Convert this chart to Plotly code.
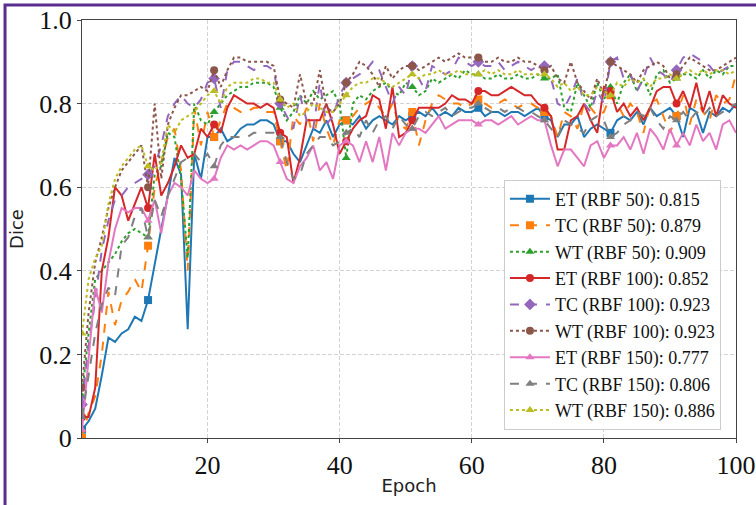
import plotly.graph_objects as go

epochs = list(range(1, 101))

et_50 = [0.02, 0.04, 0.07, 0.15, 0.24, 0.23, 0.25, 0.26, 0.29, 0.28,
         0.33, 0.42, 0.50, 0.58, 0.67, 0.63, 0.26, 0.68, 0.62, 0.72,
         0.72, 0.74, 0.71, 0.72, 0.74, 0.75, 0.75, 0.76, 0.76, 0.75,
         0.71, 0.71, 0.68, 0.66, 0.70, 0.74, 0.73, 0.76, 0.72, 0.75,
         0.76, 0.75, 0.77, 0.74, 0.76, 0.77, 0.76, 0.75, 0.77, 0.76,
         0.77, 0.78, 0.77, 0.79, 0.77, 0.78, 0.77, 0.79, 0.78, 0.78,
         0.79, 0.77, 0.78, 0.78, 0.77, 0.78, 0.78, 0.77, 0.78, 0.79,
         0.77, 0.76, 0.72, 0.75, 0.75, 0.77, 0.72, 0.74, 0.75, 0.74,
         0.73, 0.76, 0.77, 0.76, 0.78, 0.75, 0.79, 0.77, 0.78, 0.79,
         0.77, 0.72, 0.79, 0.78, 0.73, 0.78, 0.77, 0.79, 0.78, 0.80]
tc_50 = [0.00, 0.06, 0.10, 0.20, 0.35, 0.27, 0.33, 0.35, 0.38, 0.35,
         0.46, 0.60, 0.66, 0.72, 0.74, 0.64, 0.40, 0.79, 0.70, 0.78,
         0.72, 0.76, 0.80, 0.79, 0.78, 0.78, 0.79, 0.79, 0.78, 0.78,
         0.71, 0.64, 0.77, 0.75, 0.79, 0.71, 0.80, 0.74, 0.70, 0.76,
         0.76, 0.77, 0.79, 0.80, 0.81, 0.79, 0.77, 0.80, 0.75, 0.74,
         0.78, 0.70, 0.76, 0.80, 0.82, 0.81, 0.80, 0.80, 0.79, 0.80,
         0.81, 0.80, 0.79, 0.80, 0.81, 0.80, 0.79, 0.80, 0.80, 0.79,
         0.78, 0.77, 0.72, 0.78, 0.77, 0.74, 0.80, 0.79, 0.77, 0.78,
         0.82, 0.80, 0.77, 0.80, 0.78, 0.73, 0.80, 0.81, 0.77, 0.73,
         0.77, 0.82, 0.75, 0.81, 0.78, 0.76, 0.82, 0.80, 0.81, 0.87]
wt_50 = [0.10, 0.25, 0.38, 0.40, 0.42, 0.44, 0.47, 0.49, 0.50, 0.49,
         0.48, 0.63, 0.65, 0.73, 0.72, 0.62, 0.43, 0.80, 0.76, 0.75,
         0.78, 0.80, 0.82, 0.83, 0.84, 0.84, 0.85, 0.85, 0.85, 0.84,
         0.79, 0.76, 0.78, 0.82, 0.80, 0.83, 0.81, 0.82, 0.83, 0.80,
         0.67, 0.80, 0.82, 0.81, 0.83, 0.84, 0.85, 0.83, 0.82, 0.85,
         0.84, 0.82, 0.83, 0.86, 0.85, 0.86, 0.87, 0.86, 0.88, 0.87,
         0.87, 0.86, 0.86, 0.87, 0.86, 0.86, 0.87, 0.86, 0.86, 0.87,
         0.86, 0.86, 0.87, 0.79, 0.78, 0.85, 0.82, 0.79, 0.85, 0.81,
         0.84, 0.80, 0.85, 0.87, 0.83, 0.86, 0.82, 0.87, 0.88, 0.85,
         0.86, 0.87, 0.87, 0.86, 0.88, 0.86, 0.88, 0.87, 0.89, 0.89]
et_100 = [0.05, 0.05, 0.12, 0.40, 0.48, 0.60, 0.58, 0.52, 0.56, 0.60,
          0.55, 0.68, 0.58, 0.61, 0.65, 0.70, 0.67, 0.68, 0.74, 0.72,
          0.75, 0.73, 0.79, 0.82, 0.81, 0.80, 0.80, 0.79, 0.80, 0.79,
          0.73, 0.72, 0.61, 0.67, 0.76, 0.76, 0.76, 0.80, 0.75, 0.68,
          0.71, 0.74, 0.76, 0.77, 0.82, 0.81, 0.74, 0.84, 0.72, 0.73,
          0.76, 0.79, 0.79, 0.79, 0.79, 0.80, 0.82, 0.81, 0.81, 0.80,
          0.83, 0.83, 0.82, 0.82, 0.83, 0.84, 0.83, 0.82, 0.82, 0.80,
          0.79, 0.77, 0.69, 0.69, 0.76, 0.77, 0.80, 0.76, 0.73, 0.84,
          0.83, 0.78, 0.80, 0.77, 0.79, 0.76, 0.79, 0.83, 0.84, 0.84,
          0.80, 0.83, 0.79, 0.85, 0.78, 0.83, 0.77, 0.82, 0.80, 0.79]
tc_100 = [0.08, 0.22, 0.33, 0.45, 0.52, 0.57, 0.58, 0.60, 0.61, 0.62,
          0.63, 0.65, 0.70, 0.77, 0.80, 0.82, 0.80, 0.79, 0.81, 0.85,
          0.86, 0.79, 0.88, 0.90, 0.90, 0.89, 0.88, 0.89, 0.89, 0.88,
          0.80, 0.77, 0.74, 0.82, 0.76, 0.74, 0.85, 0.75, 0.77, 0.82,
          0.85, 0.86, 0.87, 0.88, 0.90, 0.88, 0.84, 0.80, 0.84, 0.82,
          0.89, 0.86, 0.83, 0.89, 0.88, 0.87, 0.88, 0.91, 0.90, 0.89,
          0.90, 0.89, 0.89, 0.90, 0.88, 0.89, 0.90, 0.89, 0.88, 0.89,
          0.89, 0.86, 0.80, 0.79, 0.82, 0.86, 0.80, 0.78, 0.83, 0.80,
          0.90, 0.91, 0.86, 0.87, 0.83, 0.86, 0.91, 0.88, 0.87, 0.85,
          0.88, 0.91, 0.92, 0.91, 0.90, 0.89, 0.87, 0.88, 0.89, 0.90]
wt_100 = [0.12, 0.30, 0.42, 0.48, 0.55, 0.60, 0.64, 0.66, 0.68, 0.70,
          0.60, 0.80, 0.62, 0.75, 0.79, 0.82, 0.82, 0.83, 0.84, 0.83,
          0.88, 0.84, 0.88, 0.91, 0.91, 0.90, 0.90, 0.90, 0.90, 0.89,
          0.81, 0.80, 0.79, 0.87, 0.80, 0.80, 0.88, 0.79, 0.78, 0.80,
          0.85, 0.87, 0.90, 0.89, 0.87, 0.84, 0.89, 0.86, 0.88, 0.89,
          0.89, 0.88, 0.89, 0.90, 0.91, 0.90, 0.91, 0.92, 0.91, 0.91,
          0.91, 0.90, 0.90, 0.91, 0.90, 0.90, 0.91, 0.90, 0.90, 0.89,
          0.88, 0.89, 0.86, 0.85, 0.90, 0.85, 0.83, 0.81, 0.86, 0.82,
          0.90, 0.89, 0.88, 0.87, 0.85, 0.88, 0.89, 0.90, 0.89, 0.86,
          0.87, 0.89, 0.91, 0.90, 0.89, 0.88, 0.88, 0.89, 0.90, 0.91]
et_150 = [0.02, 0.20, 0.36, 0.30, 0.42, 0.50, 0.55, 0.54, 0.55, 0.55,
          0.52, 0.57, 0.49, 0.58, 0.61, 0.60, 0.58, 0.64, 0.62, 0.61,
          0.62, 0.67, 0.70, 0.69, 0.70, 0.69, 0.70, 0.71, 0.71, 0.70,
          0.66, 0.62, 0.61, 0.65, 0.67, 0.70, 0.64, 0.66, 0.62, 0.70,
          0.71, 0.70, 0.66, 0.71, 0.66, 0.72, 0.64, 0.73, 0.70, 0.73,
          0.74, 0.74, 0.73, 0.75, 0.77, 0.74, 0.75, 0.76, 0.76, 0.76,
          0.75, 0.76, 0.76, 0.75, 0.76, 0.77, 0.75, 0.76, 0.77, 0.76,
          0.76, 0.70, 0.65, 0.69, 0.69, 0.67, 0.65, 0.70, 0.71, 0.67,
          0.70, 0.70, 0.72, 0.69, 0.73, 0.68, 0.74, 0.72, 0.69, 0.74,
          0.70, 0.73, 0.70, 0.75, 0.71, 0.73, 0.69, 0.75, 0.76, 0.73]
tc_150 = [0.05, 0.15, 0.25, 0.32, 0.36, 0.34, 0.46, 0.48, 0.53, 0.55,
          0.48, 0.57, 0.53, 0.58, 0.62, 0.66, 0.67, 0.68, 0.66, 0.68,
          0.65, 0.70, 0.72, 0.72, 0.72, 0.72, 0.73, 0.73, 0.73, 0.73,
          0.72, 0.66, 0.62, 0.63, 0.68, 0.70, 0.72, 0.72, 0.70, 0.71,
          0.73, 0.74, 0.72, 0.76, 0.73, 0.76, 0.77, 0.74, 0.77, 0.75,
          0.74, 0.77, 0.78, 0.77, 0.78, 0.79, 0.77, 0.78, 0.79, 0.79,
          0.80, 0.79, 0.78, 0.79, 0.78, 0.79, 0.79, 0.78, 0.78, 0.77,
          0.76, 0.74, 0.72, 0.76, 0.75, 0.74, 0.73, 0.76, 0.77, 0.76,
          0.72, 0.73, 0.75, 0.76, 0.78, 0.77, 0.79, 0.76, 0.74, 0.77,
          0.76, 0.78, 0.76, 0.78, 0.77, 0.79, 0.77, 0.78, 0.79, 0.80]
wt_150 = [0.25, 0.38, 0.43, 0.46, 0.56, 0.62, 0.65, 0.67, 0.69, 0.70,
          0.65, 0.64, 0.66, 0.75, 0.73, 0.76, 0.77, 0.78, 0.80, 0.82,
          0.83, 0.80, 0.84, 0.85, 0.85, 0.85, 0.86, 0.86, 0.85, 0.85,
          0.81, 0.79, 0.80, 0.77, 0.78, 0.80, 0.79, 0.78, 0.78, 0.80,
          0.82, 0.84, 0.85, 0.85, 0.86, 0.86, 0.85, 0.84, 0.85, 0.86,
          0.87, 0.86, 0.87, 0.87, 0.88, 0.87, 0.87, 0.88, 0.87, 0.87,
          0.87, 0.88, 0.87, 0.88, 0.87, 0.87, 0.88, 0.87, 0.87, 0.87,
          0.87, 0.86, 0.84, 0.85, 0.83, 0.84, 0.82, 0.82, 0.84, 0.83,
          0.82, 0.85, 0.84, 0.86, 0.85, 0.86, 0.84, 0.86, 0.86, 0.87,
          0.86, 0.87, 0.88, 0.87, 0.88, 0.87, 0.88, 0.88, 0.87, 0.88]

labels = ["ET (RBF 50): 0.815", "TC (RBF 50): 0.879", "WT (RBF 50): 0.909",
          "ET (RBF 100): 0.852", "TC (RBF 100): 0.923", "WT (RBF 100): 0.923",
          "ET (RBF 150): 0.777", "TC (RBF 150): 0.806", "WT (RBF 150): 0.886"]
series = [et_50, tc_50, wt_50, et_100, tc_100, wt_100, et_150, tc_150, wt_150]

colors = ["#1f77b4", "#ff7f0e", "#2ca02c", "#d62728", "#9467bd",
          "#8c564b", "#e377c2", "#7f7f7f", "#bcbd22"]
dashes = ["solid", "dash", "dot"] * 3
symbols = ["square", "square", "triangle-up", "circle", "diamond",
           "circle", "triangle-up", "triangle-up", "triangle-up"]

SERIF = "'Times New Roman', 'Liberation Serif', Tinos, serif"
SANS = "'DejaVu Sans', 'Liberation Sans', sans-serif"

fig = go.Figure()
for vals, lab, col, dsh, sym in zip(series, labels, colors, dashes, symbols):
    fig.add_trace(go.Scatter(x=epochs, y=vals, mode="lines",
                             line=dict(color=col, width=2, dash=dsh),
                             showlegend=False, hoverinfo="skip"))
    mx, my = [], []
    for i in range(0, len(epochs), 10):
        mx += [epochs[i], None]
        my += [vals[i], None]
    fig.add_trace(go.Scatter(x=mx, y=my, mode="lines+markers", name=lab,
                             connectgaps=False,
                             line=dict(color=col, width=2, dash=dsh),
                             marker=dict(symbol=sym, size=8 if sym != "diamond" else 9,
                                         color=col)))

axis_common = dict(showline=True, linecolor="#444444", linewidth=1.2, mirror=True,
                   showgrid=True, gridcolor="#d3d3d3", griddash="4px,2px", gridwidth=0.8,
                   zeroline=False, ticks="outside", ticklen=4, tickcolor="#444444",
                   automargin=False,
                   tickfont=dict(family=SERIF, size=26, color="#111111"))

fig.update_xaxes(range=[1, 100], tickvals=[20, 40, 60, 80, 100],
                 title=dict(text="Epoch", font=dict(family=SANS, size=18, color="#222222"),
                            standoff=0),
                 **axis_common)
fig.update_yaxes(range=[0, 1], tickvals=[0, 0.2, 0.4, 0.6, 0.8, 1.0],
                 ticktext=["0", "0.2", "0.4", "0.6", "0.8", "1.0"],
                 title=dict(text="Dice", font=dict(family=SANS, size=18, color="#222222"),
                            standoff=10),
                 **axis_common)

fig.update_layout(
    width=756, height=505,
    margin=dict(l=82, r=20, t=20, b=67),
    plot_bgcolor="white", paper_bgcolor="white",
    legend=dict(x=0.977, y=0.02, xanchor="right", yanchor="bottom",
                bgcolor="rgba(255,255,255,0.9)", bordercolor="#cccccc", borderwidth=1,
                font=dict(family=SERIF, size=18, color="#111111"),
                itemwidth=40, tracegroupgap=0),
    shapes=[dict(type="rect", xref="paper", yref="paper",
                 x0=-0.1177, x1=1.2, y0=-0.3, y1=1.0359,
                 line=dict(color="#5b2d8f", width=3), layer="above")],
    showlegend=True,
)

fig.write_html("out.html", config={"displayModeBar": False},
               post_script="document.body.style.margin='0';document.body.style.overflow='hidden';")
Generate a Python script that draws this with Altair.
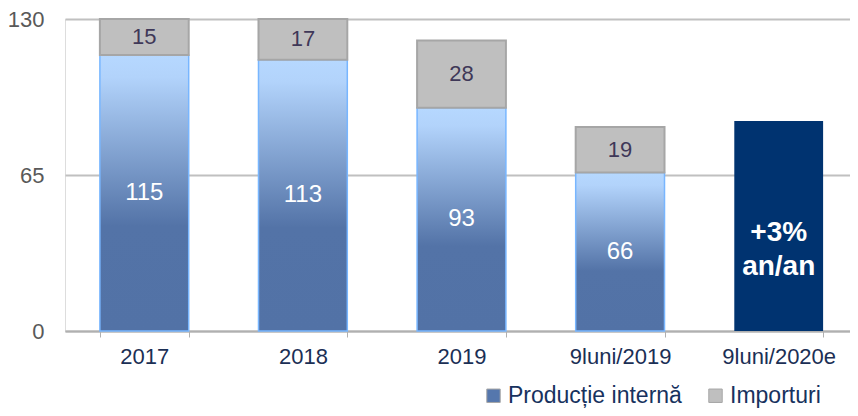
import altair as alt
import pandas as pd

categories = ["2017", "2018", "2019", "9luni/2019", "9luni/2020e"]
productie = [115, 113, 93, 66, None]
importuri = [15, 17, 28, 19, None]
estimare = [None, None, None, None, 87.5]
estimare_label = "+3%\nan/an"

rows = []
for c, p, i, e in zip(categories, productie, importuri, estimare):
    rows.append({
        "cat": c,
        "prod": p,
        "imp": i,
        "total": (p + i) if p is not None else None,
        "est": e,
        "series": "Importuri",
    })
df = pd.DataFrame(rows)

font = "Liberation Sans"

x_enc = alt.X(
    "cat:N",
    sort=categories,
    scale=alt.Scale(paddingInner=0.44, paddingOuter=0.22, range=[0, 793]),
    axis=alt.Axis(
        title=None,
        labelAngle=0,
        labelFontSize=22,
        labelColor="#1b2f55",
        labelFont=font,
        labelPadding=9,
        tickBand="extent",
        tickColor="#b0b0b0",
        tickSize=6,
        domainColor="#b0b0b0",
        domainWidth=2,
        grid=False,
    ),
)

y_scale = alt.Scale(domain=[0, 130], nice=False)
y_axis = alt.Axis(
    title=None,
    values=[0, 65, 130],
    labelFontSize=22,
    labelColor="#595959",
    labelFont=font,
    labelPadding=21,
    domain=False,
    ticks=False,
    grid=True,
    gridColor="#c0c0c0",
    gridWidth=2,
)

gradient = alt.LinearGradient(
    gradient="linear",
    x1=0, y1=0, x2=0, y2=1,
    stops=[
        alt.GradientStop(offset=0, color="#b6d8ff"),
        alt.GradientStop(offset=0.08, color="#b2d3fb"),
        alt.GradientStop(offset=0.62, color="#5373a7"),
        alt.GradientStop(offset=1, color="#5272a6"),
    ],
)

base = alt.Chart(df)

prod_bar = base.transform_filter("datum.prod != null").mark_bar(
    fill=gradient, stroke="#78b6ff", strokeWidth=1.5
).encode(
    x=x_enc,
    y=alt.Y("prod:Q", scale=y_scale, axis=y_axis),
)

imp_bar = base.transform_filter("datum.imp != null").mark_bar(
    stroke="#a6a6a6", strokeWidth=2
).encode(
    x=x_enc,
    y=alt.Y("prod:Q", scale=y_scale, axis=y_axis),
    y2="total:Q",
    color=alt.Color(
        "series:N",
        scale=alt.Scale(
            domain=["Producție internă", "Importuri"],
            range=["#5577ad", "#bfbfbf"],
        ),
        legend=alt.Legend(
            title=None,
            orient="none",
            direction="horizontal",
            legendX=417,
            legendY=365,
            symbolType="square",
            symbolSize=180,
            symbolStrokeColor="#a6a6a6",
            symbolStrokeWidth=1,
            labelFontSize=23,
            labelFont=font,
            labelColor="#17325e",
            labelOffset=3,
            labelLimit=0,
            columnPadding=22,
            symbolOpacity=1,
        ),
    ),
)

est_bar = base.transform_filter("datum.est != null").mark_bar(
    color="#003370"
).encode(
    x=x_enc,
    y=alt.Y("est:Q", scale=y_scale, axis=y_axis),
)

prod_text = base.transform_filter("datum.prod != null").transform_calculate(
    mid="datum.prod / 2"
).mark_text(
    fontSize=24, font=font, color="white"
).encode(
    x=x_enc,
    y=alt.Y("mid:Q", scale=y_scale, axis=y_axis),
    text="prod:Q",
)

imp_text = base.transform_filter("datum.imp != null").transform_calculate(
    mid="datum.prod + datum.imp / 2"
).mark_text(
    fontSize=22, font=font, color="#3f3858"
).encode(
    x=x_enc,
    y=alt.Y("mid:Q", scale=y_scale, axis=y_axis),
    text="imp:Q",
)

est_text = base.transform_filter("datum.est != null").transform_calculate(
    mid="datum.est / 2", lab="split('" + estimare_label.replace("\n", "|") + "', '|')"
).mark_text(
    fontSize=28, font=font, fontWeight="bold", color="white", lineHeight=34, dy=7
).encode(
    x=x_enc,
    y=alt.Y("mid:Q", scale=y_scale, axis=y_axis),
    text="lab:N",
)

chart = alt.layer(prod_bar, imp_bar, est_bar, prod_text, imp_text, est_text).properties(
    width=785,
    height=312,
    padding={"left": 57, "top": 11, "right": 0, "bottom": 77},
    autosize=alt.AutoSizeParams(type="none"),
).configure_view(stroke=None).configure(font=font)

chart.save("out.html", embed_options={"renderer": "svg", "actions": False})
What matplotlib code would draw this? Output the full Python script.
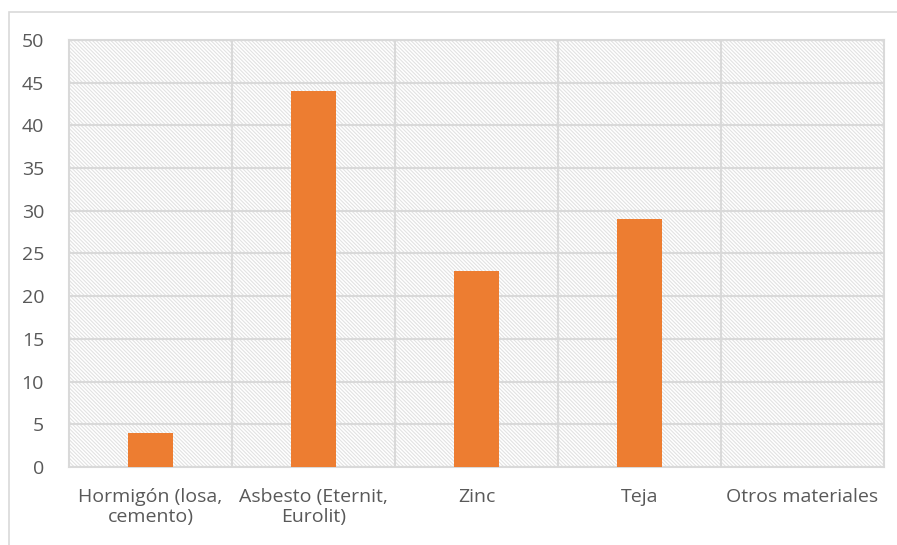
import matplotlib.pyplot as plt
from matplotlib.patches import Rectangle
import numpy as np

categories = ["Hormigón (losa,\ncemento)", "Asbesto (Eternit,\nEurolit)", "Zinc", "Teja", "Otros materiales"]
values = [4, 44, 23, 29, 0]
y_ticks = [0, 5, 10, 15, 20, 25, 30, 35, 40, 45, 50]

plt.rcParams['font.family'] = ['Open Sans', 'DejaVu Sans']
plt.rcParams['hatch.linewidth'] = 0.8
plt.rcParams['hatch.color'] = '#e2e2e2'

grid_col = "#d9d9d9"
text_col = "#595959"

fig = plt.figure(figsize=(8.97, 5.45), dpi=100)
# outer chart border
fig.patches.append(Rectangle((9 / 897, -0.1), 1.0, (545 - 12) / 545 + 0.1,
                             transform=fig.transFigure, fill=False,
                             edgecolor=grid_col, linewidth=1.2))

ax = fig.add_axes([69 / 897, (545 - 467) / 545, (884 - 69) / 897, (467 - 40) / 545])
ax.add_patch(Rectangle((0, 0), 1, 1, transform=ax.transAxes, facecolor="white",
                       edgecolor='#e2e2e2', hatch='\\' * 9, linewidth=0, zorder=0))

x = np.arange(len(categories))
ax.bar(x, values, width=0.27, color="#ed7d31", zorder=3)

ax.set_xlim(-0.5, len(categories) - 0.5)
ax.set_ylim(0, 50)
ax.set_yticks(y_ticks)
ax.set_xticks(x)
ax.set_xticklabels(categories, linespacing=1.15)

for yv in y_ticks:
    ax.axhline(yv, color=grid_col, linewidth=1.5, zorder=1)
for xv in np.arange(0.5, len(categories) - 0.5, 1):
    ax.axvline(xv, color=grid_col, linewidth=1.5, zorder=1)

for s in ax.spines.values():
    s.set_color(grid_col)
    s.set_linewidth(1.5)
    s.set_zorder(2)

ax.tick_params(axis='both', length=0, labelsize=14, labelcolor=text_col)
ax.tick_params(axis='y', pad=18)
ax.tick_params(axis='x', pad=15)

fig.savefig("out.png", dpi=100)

CHALLENGE
Copy exactly the lines from the first line of the records above through the line with "epochs = list(range(1, 101))", both included, and nothing else. Pictures stay out.

TASK RESULT
Convert this chart to Plotly code.
import plotly.graph_objects as go

epochs = list(range(1, 101))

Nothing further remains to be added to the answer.